───── DATASET EXCERPTS ─────
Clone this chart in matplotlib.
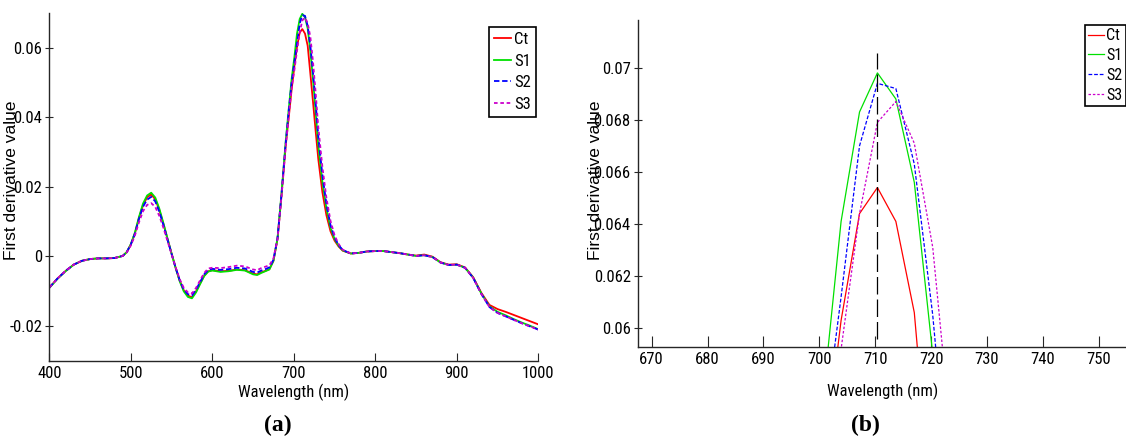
─────
───── DATASET EXCERPTS ─────
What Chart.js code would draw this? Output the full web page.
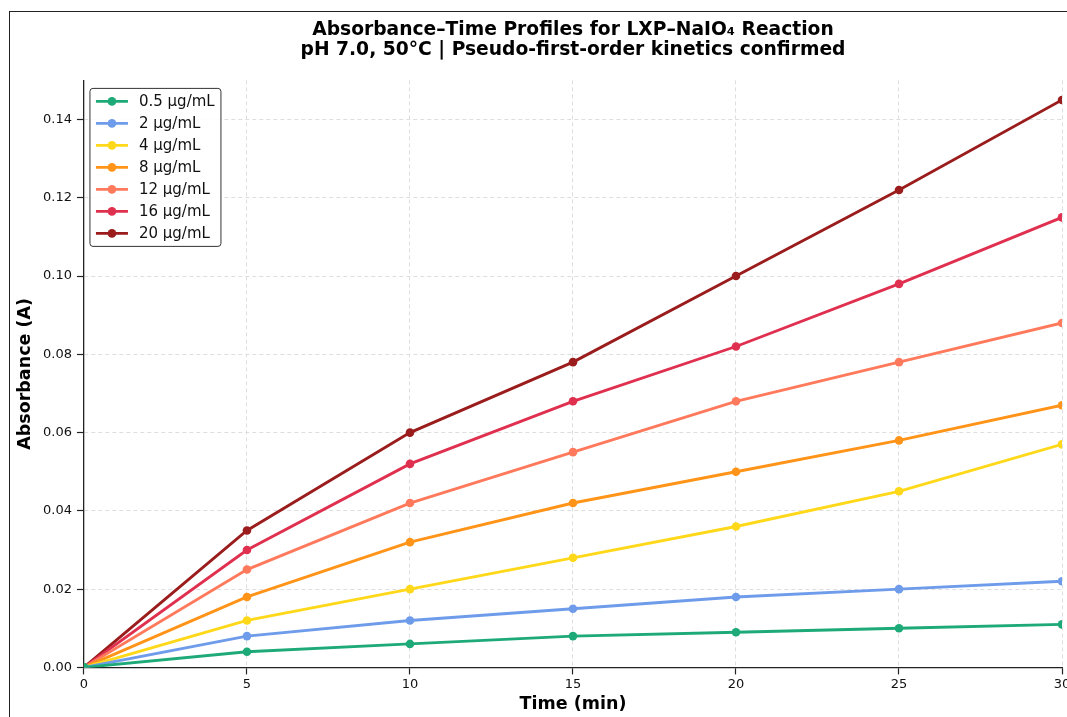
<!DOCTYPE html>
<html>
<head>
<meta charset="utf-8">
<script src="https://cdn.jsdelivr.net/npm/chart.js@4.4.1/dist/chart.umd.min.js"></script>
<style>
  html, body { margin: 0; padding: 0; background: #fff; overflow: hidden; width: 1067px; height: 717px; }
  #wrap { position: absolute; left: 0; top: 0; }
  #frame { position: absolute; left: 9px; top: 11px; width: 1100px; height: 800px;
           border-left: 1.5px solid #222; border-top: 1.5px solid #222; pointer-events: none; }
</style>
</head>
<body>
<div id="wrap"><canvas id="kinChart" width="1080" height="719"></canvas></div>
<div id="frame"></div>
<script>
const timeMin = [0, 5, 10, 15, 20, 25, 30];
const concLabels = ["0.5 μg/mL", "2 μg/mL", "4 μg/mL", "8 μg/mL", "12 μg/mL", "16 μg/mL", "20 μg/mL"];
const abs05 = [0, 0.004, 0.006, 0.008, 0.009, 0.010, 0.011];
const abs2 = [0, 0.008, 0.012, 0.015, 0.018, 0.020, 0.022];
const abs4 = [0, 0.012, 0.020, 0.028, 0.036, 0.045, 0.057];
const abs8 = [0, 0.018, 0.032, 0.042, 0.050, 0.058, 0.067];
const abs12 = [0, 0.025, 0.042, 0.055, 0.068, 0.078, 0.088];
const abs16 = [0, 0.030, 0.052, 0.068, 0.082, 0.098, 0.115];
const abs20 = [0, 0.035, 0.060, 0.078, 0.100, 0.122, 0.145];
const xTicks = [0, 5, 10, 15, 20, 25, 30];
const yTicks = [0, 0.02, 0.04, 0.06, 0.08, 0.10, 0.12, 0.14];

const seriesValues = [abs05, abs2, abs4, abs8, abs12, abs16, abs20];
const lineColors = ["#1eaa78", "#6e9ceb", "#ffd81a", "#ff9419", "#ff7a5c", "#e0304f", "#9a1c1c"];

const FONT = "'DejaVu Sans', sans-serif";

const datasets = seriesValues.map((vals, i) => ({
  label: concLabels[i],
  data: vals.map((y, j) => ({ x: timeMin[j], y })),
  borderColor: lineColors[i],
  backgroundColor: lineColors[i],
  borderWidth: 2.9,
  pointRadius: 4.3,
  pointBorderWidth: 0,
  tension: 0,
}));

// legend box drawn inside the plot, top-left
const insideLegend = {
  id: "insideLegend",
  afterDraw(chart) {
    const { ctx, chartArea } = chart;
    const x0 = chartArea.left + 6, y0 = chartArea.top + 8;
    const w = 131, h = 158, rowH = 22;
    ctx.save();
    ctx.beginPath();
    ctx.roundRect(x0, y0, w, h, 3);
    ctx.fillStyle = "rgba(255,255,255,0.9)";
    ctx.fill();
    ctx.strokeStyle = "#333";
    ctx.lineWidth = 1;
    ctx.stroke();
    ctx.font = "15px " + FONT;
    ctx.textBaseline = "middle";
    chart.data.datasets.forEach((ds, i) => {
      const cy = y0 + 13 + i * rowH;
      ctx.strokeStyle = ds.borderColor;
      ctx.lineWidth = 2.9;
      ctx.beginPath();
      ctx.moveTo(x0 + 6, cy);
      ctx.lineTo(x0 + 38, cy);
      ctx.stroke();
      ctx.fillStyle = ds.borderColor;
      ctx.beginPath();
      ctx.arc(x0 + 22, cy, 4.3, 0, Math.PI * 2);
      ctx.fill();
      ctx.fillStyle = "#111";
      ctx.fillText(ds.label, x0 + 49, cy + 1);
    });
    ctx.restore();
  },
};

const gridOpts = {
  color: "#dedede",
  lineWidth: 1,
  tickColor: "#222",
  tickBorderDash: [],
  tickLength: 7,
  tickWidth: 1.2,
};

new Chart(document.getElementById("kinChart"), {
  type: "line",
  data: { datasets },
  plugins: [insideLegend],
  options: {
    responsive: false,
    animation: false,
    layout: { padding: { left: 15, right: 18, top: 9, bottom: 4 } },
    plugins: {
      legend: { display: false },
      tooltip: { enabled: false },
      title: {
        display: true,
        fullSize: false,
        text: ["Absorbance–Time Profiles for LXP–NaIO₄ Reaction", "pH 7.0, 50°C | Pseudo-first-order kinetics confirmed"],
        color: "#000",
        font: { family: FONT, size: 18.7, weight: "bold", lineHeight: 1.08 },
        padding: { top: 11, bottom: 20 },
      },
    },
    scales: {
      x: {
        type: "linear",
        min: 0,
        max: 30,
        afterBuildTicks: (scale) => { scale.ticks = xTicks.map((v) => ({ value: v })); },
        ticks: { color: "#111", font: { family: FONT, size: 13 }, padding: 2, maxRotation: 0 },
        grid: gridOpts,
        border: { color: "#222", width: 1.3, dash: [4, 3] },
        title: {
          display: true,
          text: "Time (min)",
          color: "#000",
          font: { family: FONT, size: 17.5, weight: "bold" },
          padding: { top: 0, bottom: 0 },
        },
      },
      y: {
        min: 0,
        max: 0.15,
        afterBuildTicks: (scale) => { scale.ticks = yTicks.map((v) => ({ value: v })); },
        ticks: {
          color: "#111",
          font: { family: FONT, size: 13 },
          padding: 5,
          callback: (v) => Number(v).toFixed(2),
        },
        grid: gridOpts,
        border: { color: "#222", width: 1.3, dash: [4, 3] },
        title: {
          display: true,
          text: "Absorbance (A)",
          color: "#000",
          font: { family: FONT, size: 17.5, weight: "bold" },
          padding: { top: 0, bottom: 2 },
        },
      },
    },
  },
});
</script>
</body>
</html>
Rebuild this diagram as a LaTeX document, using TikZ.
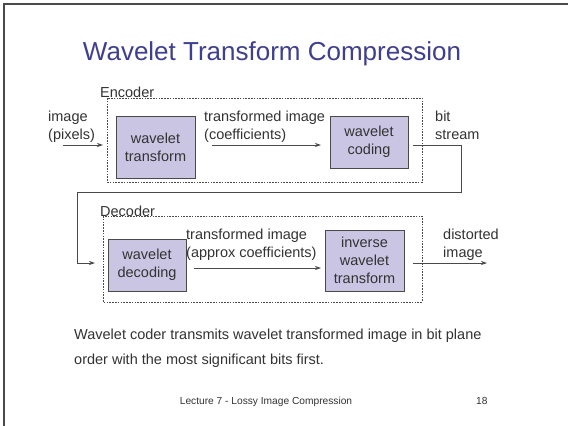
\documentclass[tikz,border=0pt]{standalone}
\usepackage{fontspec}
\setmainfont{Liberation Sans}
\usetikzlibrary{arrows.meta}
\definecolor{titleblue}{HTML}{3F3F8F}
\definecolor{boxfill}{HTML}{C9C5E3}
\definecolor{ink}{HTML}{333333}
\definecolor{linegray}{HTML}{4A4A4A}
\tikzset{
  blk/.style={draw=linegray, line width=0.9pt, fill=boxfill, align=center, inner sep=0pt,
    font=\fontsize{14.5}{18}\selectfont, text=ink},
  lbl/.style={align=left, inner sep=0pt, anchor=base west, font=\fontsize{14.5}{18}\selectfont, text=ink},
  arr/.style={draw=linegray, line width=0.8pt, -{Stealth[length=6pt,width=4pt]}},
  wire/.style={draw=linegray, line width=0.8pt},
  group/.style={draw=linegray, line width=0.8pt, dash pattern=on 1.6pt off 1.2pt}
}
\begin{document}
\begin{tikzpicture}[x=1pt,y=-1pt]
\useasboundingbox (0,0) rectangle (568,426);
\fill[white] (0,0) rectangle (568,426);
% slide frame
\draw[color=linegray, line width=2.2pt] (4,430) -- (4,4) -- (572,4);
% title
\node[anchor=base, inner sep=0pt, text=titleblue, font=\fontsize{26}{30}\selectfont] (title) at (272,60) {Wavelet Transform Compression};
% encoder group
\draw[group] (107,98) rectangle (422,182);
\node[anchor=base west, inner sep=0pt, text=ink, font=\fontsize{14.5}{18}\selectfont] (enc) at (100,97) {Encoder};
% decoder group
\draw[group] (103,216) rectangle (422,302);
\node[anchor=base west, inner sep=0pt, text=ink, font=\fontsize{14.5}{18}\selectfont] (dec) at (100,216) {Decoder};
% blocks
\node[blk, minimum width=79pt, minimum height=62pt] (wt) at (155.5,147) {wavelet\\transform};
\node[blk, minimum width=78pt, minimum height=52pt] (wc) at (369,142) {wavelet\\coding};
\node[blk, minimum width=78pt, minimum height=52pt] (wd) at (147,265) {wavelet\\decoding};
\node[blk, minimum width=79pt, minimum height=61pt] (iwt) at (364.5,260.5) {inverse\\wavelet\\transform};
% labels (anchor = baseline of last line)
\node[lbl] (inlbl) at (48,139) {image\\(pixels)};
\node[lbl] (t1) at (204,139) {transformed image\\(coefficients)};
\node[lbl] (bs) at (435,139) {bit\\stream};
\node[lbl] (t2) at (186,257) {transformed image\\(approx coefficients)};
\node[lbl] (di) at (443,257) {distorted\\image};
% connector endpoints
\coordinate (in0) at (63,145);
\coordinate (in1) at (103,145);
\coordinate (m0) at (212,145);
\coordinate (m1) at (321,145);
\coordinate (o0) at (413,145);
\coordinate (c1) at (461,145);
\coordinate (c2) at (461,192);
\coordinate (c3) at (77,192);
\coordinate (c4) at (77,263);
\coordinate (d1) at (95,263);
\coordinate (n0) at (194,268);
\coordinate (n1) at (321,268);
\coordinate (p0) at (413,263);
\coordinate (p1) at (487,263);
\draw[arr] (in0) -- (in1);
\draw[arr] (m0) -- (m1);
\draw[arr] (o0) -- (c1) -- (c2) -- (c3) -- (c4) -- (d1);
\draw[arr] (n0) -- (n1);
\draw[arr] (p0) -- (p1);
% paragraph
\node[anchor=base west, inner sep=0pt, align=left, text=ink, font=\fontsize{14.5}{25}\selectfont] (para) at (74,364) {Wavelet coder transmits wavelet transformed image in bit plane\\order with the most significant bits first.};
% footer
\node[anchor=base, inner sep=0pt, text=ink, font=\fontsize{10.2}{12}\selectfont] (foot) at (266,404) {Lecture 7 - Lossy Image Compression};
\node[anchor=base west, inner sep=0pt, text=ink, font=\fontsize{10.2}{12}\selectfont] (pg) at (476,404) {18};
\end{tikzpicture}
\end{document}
─────
───── DATASET EXCERPTS ─────
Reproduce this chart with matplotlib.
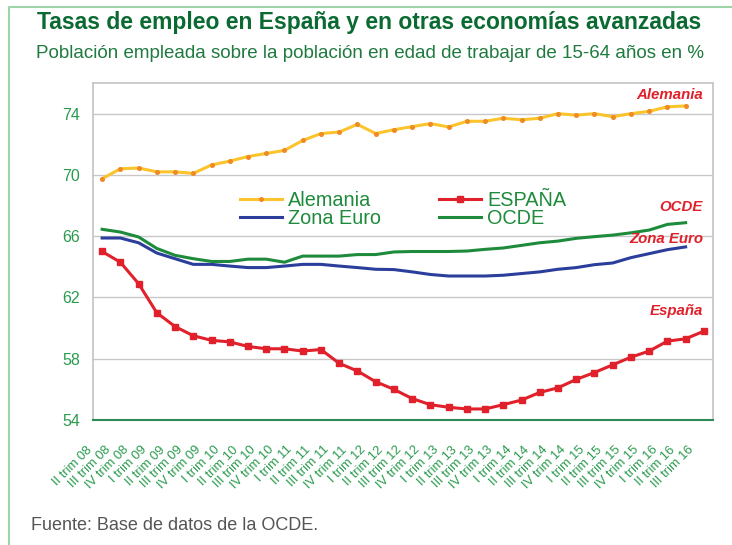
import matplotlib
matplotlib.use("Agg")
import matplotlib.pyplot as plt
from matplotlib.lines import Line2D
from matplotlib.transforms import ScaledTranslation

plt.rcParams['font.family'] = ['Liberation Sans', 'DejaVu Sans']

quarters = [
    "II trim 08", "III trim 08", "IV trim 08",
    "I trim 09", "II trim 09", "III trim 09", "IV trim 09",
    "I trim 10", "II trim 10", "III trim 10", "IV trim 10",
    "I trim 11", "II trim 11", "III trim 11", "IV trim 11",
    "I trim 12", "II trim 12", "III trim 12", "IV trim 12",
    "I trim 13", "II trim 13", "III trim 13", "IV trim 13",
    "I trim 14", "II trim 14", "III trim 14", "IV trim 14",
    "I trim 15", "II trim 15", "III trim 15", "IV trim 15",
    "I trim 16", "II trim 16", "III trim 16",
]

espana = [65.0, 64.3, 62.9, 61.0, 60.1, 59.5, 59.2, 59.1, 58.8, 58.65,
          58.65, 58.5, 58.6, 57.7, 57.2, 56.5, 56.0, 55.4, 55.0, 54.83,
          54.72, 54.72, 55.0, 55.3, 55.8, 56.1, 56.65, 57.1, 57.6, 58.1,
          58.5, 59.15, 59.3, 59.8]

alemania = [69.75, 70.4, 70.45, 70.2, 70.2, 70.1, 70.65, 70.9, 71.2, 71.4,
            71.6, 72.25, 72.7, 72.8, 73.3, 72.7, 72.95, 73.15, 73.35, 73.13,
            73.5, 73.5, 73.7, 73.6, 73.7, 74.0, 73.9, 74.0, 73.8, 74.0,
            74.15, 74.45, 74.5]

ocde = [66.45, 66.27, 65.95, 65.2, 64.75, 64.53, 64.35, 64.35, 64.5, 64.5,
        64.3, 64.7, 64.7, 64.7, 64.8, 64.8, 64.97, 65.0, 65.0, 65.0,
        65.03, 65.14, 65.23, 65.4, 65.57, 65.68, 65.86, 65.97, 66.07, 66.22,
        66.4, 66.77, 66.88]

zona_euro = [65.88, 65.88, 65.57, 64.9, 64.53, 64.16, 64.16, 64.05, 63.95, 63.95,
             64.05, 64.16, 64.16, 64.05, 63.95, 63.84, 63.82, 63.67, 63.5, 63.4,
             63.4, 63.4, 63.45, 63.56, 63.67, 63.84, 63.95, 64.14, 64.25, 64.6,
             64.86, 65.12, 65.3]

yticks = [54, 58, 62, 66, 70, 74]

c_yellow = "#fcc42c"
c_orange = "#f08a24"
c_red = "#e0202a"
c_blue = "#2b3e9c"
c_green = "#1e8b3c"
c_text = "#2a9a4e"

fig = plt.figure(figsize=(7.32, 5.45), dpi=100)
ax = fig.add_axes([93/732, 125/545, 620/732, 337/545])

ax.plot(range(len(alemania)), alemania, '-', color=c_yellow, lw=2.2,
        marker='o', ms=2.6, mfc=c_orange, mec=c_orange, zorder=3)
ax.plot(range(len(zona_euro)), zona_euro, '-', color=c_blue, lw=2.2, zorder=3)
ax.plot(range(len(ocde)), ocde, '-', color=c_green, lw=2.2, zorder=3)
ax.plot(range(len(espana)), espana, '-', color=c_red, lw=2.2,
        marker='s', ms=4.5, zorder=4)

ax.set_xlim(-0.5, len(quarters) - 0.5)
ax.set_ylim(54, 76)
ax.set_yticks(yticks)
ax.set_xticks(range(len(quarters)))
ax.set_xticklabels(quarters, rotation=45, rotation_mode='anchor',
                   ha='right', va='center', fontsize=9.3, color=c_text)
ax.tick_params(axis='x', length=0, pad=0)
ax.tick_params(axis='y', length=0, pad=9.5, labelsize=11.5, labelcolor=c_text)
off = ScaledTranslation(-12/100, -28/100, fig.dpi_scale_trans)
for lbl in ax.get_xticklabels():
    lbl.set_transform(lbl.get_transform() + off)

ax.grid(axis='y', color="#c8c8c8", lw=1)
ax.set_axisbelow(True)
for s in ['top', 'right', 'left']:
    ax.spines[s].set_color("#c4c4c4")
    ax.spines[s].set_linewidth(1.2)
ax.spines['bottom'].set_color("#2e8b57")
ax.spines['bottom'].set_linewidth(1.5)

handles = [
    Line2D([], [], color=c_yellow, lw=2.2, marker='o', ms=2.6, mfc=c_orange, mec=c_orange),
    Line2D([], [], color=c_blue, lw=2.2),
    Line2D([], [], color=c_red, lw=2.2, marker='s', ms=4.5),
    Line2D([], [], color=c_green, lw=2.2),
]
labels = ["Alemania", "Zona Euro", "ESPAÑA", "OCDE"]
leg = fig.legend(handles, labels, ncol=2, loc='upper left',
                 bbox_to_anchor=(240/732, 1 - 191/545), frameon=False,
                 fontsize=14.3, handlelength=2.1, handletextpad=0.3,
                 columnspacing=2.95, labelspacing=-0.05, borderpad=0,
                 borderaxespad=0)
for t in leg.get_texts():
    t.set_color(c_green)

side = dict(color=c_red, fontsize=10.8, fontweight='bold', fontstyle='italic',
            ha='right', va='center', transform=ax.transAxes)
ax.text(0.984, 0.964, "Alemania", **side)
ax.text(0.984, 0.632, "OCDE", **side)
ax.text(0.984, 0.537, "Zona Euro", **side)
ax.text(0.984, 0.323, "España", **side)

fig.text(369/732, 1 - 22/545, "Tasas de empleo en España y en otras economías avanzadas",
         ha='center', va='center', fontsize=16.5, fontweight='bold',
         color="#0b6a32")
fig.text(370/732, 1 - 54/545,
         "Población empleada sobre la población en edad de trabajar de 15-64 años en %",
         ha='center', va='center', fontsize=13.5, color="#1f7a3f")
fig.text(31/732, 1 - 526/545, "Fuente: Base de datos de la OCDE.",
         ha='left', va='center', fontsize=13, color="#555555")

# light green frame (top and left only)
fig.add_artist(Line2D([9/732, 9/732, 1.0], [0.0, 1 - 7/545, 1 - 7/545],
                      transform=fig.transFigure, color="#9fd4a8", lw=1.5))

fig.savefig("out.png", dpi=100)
─────
*WHAT YOU NEED TO DO*.
Check each line of the records for the word "with", and show the lines that contain it.

*RESULT FOR THIS TASK*.
\node[anchor=base west, inner sep=0pt, align=left, text=ink, font=\fontsize{14.5}{25}\selectfont] (para) at (74,364) {Wavelet coder transmits wavelet transformed image in bit plane\\order with the most significant bits first.};
Reproduce this chart with matplotlib.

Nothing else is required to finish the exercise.